6日後の1月31日は“東洋の巨人”としてマット界に君臨したジャイアント馬場(本名・馬場正平)さんの13回目の命日だ。もし馬場さんが生きていたらおとといで74歳になっていた。
 最近は馬場さんが元巨人の投手だったことを知る者も少なくなってきた。新潟の三条実高を中退して巨人に入団したのが55年。以来、5年間、巨人に在籍した。馬場さんというと「野球で失敗してプロレスに転向した人」というイメージが強い。あらまし、そうなのだが、データを調べていくうちに馬場さんの別の姿が浮かび上がってくる。

 通算防御率1.29。1軍でわずか7イニングしか投げていないとはいえ、この記録は見事である。2軍では3年連続で最優秀投手になっている。2軍でこれだけの実績を残しながら1軍での登板機会に恵まれなかったのは、当時の巨人が第2期黄金時代を謳歌しており、別所毅彦、大友工、堀内庄、安原達佳、藤田元司ら投手陣が充実しきっていたからだ。馬場さんがもう少し前か後に生まれるか、他のチームに入っていたら、もっと違った野球人生を歩んでいたに違いない。そうなれば“東洋の巨人”も誕生していなかったことになる。なるほど人生の禍福はあざなえる縄のごとし、である。

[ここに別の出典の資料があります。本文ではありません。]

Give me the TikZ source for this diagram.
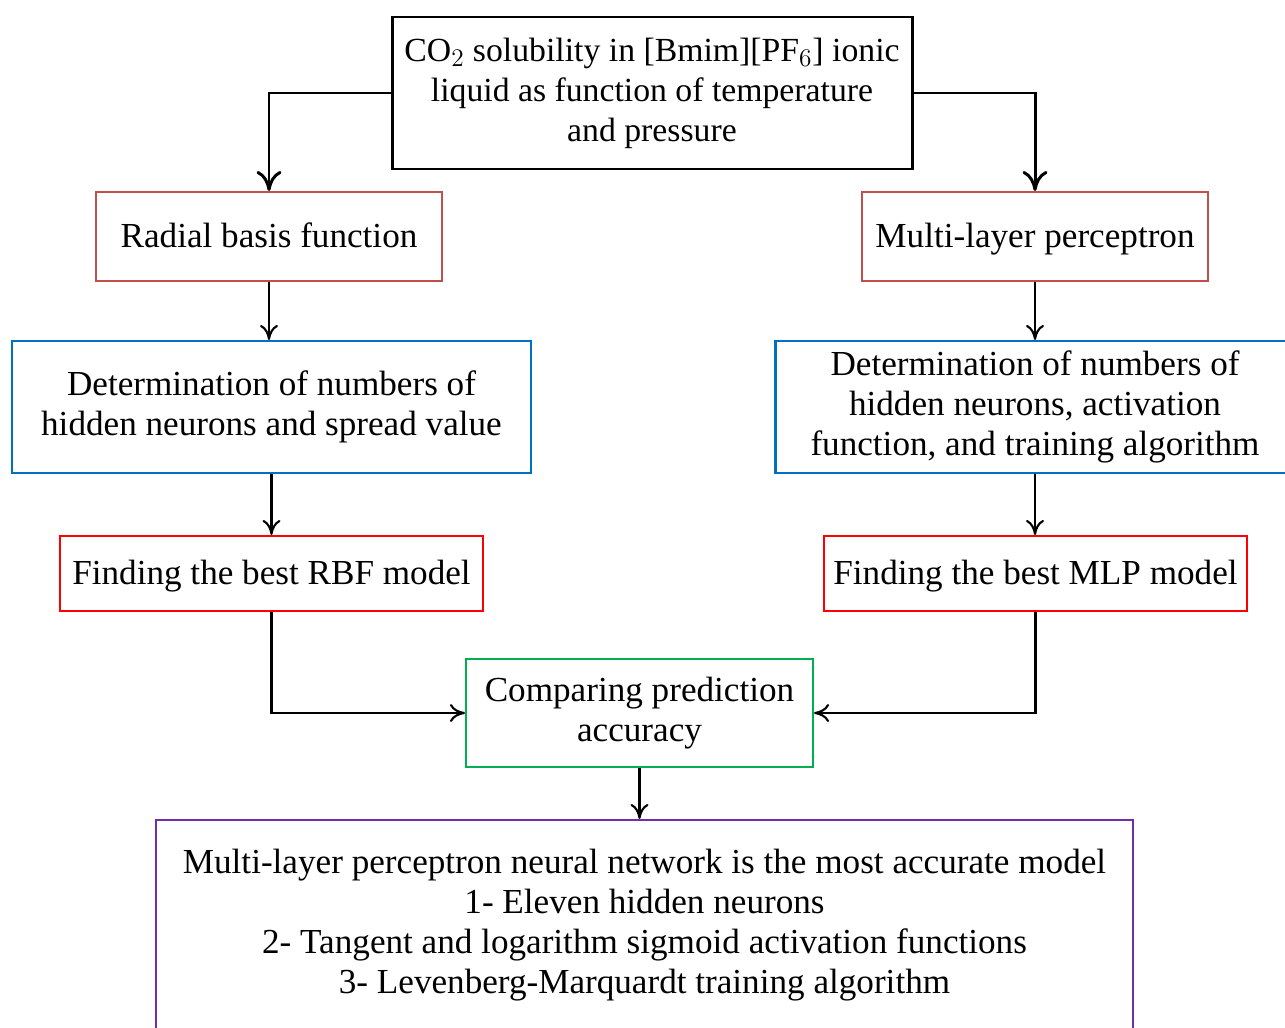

 馬場さんの1軍初登板は57年8月25日、甲子園での阪神戦だった。敗色濃厚の8回、いわゆる敗戦処理としてマウンドに上がった。
 最初に対戦した打者は“牛若丸”の異名をとった吉田義男。身長差、約30センチ。「まるで天井からボールが飛んでくるようだった」と吉田は振り返る。「ボールが速い上に重い。しかも角度があり、おまけにコントロールもいいときている。僕は真っすぐを詰まらされてセカンドゴロでした。なんで、こんないいピッチャーが1軍で投げてこないんやろうと不思議に思ったことを覚えています」

 中学生の頃、田舎のテニスコートで馬場さん率いる全日本プロレスの興行を見た。奥まったところに控室があり、サインをもらうため恐る恐る近付くとパーンという乾いた音が聞こえてきた。何だろうと思って振り返ると外の通路で馬場さんと、日本陣営に加わったザ・デストロイヤーがキャッチボールをしていた。“魔王”が捕手役だった。プロレスの世界で成功を収めても、まだ野球への未練があったのではないかと今にして思う。